My 94 Altima has oil in distributor. Mechanic says dist shaft seal is not replaceable, entire distributor must be replaced. Is that right? I can replace it myself if it has to be replaced, but it seems like a seal should be a replaceable item. 

I saw on another thread that Autozone gives a lifetime warranty on parts. Would that warranty be good if I install the part myself? The closest Autozone to me is 65 miles. If I have to buy a distributor I would drive there for the part if the warranty would still be good if I do the installation myself.


----------



## 95 SentraB13 (Jun 14, 2002)

NO, your mechanic is wrong; he's just ignorant and too lazy to look into things. I was of the same mind set as yourself thinking that such a small part, a seal of all things must be able to be replaced. I can't justify spending $200+ on a new unit or even $50 for a used one. With that said, I doubt you'll find a mechanic anywhere, even a Nissan dealership, that will offer to replace just the seal since the bearing isn't a Nissan part. I've checked into this already since my current distributor is leaking oil also.

Luckily, I had an extra distributor at my disposal so I tinkered with a little; more like tore the guts out of it gently. With everything removed you will see a bearing seal inside. Mine is off a GA16DE engine but the seal will most likely be similar.

Stamped on the side it says: *NTN 6200LU JAPAN*

Bearing Type(deep groove - cartridge bearings) : http://www.ntn.ca/indust6.htm

The bearing seal will probably be a red color but looks like the black one in the picture from that site.

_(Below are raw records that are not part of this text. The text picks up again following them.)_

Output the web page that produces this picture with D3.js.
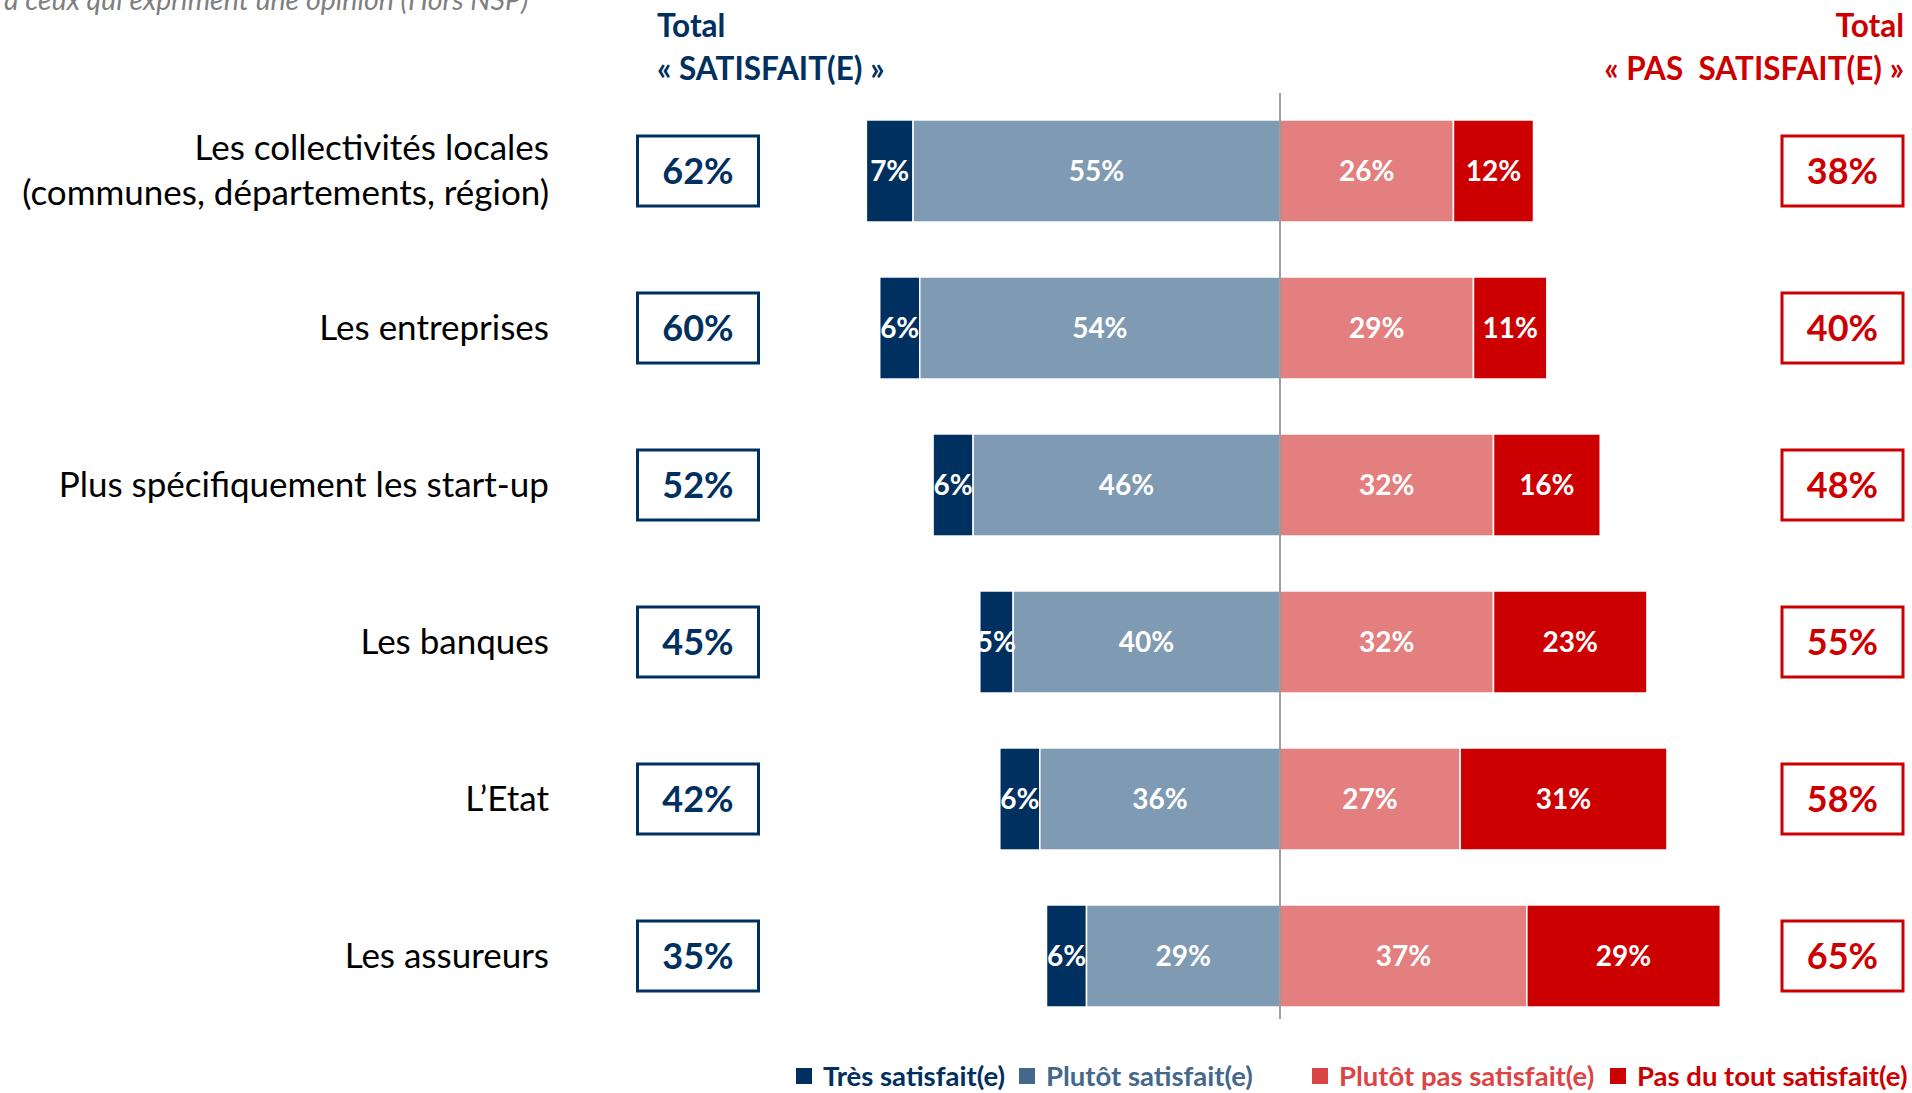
<!DOCTYPE html>
<html>
<head>
<meta charset="utf-8">
<script src="https://cdn.jsdelivr.net/npm/d3@7"></script>
<style>
  body { margin: 0; background: #fff; }
  svg { display: block; font-family: Lato, "Open Sans", sans-serif; }
</style>
</head>
<body>
<svg width="1912" height="1093"></svg>
<script>
// data
var categories = [
    ['Les collectivités locales', '(communes, départements, région)'],
    ['Les entreprises'],
    ['Plus spécifiquement les start-up'],
    ['Les banques'],
    ['L’Etat'],
    ['Les assureurs']
];
var tresSatisfait = [7, 6, 6, 5, 6, 6];
var plutotSatisfait = [55, 54, 46, 40, 36, 29];
var plutotPasSatisfait = [26, 29, 32, 32, 27, 37];
var pasDuToutSatisfait = [12, 11, 16, 23, 31, 29];
var totalSatisfait = [62, 60, 52, 45, 42, 35];
var totalPasSatisfait = [38, 40, 48, 55, 58, 65];
var seriesNames = ['Très satisfait(e)', 'Plutôt satisfait(e)', 'Plutôt pas satisfait(e)', 'Pas du tout satisfait(e)'];

var navy = '#00305f', blueGrey = '#7f9ab3', pink = '#e37f7f', red = '#cc0000';
var barColors = [navy, blueGrey, pink, red];
var legendColors = ['#00305f', '#44678c', '#dc4545', '#cc0000'];

var svg = d3.select('svg');
var center = 1280;

var x = d3.scaleLinear()
    .domain([-70, 70])
    .range([center - 467, center + 467]);

var keys = categories.map(function(d, i) { return i; });
var y = d3.scaleBand()
    .domain(keys)
    .range([92.5, 1034.5])
    .paddingInner(0.35)
    .paddingOuter(0.175);

// build segments: left side stacks outward from the centre
var rows = keys.map(function(i) {
    var a = tresSatisfait[i], b = plutotSatisfait[i], c = plutotPasSatisfait[i], d = pasDuToutSatisfait[i];
    return [
        {i: i, s: 0, x0: -(a + b), x1: -b, v: a},
        {i: i, s: 1, x0: -b, x1: 0, v: b},
        {i: i, s: 2, x0: 0, x1: c, v: c},
        {i: i, s: 3, x0: c, x1: c + d, v: d}
    ];
});
var segments = d3.merge(rows);

// subtitle cut at the top
svg.append('text')
    .attr('x', 4)
    .attr('y', 10)
    .attr('font-size', 28.5)
    .attr('font-style', 'italic')
    .attr('fill', '#7f7f7f')
    .text('à ceux qui expriment une opinion (Hors NSP)');

// headers
var hdrL = svg.append('text').attr('font-weight', 'bold').attr('font-size', 31.5).attr('fill', navy);
hdrL.append('tspan').attr('x', 657).attr('y', 37).text('Total');
hdrL.append('tspan').attr('x', 657).attr('y', 80).text('« SATISFAIT(E) »');

var hdrR = svg.append('text').attr('font-weight', 'bold').attr('font-size', 31.5).attr('fill', red)
    .attr('text-anchor', 'end');
hdrR.append('tspan').attr('x', 1904).attr('y', 37).text('Total');
hdrR.append('tspan').attr('x', 1904).attr('y', 80).text('« PAS\u00a0 SATISFAIT(E) »');

// bars
svg.selectAll('.seg')
    .data(segments)
    .enter()
    .append('rect')
    .attr('class', 'seg')
    .attr('x', function(d) { return x(d.x0); })
    .attr('width', function(d) { return x(d.x1) - x(d.x0); })
    .attr('y', function(d) { return y(d.i); })
    .attr('height', y.bandwidth())
    .attr('fill', function(d) { return barColors[d.s]; })
    .attr('stroke', '#fff')
    .attr('stroke-width', 1.5);

svg.selectAll('.seg-label')
    .data(segments)
    .enter()
    .append('text')
    .attr('class', 'seg-label')
    .attr('x', function(d) { return (x(d.x0) + x(d.x1)) / 2; })
    .attr('y', function(d) { return y(d.i) + y.bandwidth() / 2; })
    .attr('dy', '0.36em')
    .attr('text-anchor', 'middle')
    .attr('font-size', 28)
    .attr('font-weight', 'bold')
    .attr('fill', '#fff')
    .text(function(d) { return d.v + '%'; });

// centre line
svg.append('line')
    .attr('x1', x(0)).attr('x2', x(0))
    .attr('y1', 93).attr('y2', 1019)
    .attr('stroke', '#808080')
    .attr('stroke-width', 1.5);

// category labels
var catLabels = svg.selectAll('.cat')
    .data(categories)
    .enter()
    .append('text')
    .attr('class', 'cat')
    .attr('text-anchor', 'end')
    .attr('font-size', 35)
    .attr('fill', '#000');

catLabels.each(function(lines, i) {
    var t = d3.select(this);
    var cy = y(i) + y.bandwidth() / 2;
    var start = cy - (lines.length - 1) * 23;
    lines.forEach(function(line, j) {
        t.append('tspan')
            .attr('x', 549)
            .attr('y', start + j * 45)
            .attr('dy', '0.34em')
            .text(line);
    });
});

// total boxes
function totalBoxes(values, bx, color, cls) {
    var g = svg.selectAll('.' + cls)
        .data(values)
        .enter()
        .append('g')
        .attr('class', cls)
        .attr('transform', function(d, i) {
            return 'translate(' + [bx, y(i) + y.bandwidth() / 2] + ')';
        });
    g.append('rect')
        .attr('x', 0).attr('y', -35)
        .attr('width', 121).attr('height', 70)
        .attr('fill', '#fff')
        .attr('stroke', color)
        .attr('stroke-width', 3);
    g.append('text')
        .attr('x', 60.5).attr('y', 0)
        .attr('dy', '0.36em')
        .attr('text-anchor', 'middle')
        .attr('font-size', 36)
        .attr('font-weight', 'bold')
        .attr('fill', color)
        .text(function(d) { return d + '%'; });
}
totalBoxes(totalSatisfait, 637.5, navy, 'tot-l');
totalBoxes(totalPasSatisfait, 1782, red, 'tot-r');

// legend
var legendX = [796, 1019, 1312, 1610];
var legend = svg.selectAll('.legend')
    .data(seriesNames)
    .enter()
    .append('g')
    .attr('class', 'legend')
    .attr('transform', function(d, i) { return 'translate(' + [legendX[i], 1076] + ')'; });
legend.append('rect')
    .attr('x', 0).attr('y', -8)
    .attr('width', 16).attr('height', 16)
    .attr('fill', function(d, i) { return legendColors[i]; });
legend.append('text')
    .attr('x', 27).attr('y', 0)
    .attr('dy', '0.36em')
    .attr('font-size', 27.5)
    .attr('font-weight', 'bold')
    .attr('fill', function(d, i) { return legendColors[i]; })
    .text(function(d) { return d; });
</script>
</body>
</html>
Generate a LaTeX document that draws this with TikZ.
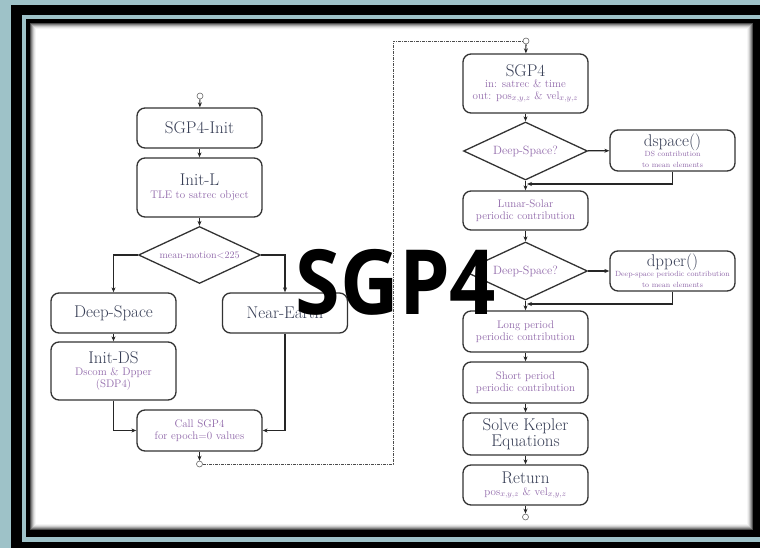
\documentclass[tikz,border=0pt]{standalone}
\usepackage{fontspec}
\usepackage{tikz}
\usetikzlibrary{arrows.meta}
\usetikzlibrary{shapes.geometric}
\newfontfamily\bannerfont{Open Sans}
\definecolor{bgblue}{RGB}{158,194,200}
\definecolor{titlecol}{RGB}{55,62,85}
\definecolor{subcol}{RGB}{145,105,170}
\newcommand{\TS}{\fontsize{17}{18}\selectfont}
\newcommand{\MS}{\fontsize{11}{12}\selectfont}
\newcommand{\FS}{\fontsize{7.5}{8.5}\selectfont}
\newcommand{\lw}{1.3pt}
\tikzset{
  box/.style={draw=black!80,line width=\lw,rounded corners=8pt,fill=white,
              minimum width=125pt,inner sep=0pt,align=center,text=titlecol},
  smallbox/.style={box,minimum height=41pt},
  decision/.style={diamond,draw=black!80,line width=\lw,fill=white,aspect=2,
              minimum width=124pt,minimum height=58pt,inner sep=0pt,text=subcol},
  term/.style={circle,draw=black!60,fill=white,minimum size=6pt,inner sep=0pt,line width=0.6pt},
  flow/.style={draw=black!85,line width=1.1pt,-{Stealth[length=5pt,width=4pt]}},
  jump/.style={draw=black!70,line width=0.8pt,dash pattern=on 3pt off 1pt on 1pt off 1pt}
}
\begin{document}
\begin{tikzpicture}[x=1pt,y=-1pt]
    \useasboundingbox (0,0) rectangle (760,548);
    % frame
    \fill[bgblue] (0,0) rectangle (760,548);
    \fill[black] (11,5) rectangle (760,548);
    \fill[bgblue] (22,15) rectangle (770,542);
    \fill[black] (26,19) rectangle (765,537);
    \fill[white] (30,23) rectangle (753,530);
    \foreach \i/\c in {0/70,1/50,2/34,3/20,4/10,5/4}
        \draw[black!\c,line width=1pt] (30.5+\i,23.5+\i) rectangle (752.5-\i,529.5-\i);

    % initialisation
    \node[term] (initstart) at (200,96) {};
    \node[box,minimum height=40pt] (sgpinit) at (199.5,128) {\TS SGP4-Init};
    \node[box,minimum height=59pt] (initl) at (199.5,187.5) {\TS Init-L\\[1pt]\MS\color{subcol}TLE to satrec object};
    \node[decision,minimum width=122pt,minimum height=57pt,font=\fontsize{10}{11}\selectfont] (mm) at (199.5,255) {mean-motion$<$225};
    \node[box,minimum height=40pt] (deep) at (113.5,313) {\TS Deep-Space};
    \node[box,minimum height=40pt] (near) at (285,313) {\TS Near-Earth};
    \node[box,minimum height=58pt] (initds) at (113.5,371) {\TS Init-DS\\\MS\color{subcol}Dscom \& Dpper\\\MS\color{subcol}(SDP4)};
    \node[box,minimum height=41pt,text=subcol] (callsgp) at (199.5,430.5) {\MS Call SGP4\\\MS for epoch=0 values};
    \node[term] (initend) at (199.5,464) {};

    \draw[flow] (initstart) -- (sgpinit);
    \draw[flow] (sgpinit) -- (initl);
    \draw[flow] (initl) -- (mm);
    \draw[flow] (mm.west) -| (deep.north);
    \draw[flow] (mm.east) -| (near.north);
    \draw[flow] (deep) -- (initds);
    \draw[flow] (initds.south) |- (callsgp.west);
    \draw[flow] (near.south) |- (callsgp.east);
    \draw[flow] (callsgp) -- (initend);

    % propagation
    \node[term] (propstart) at (526,41) {};
    \node[box,minimum height=59pt] (sgp) at (525.5,83.5) {\TS SGP4\\[-1pt]\MS\color{subcol}in: satrec \& time\\\MS\color{subcol}out: pos$_{x,y,z}$ \& vel$_{x,y,z}$};
    \node[decision,font=\fontsize{12}{13}\selectfont] (dsa) at (525.5,151) {Deep-Space?};
    \node[smallbox] (dspace) at (672.5,150.5) {\TS dspace()\\[-2pt]\FS\color{subcol}DS contribution\\[-1pt]\FS\color{subcol}to mean elements};
    \node[box,minimum height=39pt,text=subcol] (lunar) at (525.5,210.5) {\MS Lunar-Solar\\\MS periodic contribution};
    \node[decision,font=\fontsize{12}{13}\selectfont] (dsb) at (525.5,271) {Deep-Space?};
    \node[box,minimum height=40pt] (dpper) at (672.5,271) {\TS dpper()\\[-2pt]\FS\color{subcol}Deep-space periodic contribution\\[-1pt]\FS\color{subcol}to mean elements};
    \node[smallbox,text=subcol] (long) at (525.5,331.5) {\MS Long period\\\MS periodic contribution};
    \node[smallbox,text=subcol] (short) at (525.5,382.5) {\MS Short period\\\MS periodic contribution};
    \node[box,minimum height=42pt] (kepler) at (525.5,434) {\TS Solve Kepler\\\TS Equations};
    \node[box,minimum height=40pt] (return) at (525.5,485) {\TS Return\\\MS\color{subcol}pos$_{x,y,z}$ \& vel$_{x,y,z}$};
    \node[term] (propend) at (525.5,517) {};
    \coordinate (joina) at (527,184);
    \coordinate (joinb) at (527,304);
    \coordinate (bend) at (393,464);

    \draw[jump] (initend) -- (bend) |- (propstart);
    \draw[flow] (propstart) -- (sgp);
    \draw[flow] (sgp) -- (dsa);
    \draw[flow] (dsa) -- (dspace);
    \draw[flow] (dspace.south) |- (joina);
    \draw[flow] (dsa) -- (lunar);
    \draw[flow] (lunar) -- (dsb);
    \draw[flow] (dsb) -- (dpper);
    \draw[flow] (dpper.south) |- (joinb);
    \draw[flow] (dsb) -- (long);
    \draw[flow] (long) -- (short);
    \draw[flow] (short) -- (kepler);
    \draw[flow] (kepler) -- (return);
    \draw[flow] (return) -- (propend);

    % banner
    \node[inner sep=0pt,xscale=0.9,transform shape,font=\bannerfont\bfseries\fontsize{90}{90}\selectfont] (banner) at (396,282) {SGP4};
\end{tikzpicture}
\end{document}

If you want to replace just the bearing, contact NTN America to see if there is a distributor/supplier in your area for the particular item you are looking for. I contacted the regional distributor for Eastern Canada and they we able to give me a business name and location that is about 10 minutes away from where I live for the part I need. He said the bearing I needed is common so more than likely it would be in stock. I have no idea how much the bearing costs as I have yet to replace mine.


----------



## I'm3rd (Dec 24, 2003)

Thanks a lot for the info, I kinda suspected as much. I will try to use your info to track down the seal, or the bearing and seal if it comes in a set. It might be a good idea to replace the bearing anyway since the car has 149,000 on the odometer. Thanks again, you may have saved me a few hundred bucks I can't afford to lose.


----------



## 95 SentraB13 (Jun 14, 2002)

The seal and bearing is a one piece unit. You take out the old one and put in a new bearing seal. It's the same as a crank seal, just there are bearings encased inside so the distributor shaft can rotate. At most I'd say you're looking to pay $3 for this small part, if not less.
The hardest thing I would say is taking the distributor apart, putting it back together and hoping that the timing is the same. I'm afraid to touch mine for fear that I might advance it and cause engine damage.


----------



## I'm3rd (Dec 24, 2003)

OK, after looking at the bearing on the site you gave I can see what you're talking about. I will need to replace the bearing and the seal together, which is fine. Even if the old bearing is still good, the cost of a new one has to be a lot less than the more than $300 the shop wanted to replace the distributor. Thanks again. 

Oh, one more thing if you don't mind. Is the bearing a press fit on the shaft? That could be a problem since I don't have access to a press.


----------



## I'm3rd (Dec 24, 2003)

I guess I'm not getting the picture right in my mind. I will need to pull out the distributor and take a look at how it all goes together. I have a good timing light so I can reset the timing if I get it messed up. Now that I know it's possible to replace just the bad parts and where to find new ones I can take it form here. Thanks, you have been a big help.


----------



## 95 SentraB13 (Jun 14, 2002)

If the old bearing seal was good then you wouldn't be leaking oil. The item in the picture I am referring or the one that is similar is the smaller seal, the black one. There are no spaces or gaps between the outer and inner sleeves. Think of it as an o-ring. It is replaced as a unit, nothing comes apart. Try to get the old one out and slide a new one into place. I doubt you'll need a press. A deep socket and rubber head hammer will probably do the trick.


----------



## I'm3rd (Dec 24, 2003)

OK, I think I got it. Thanks.


----------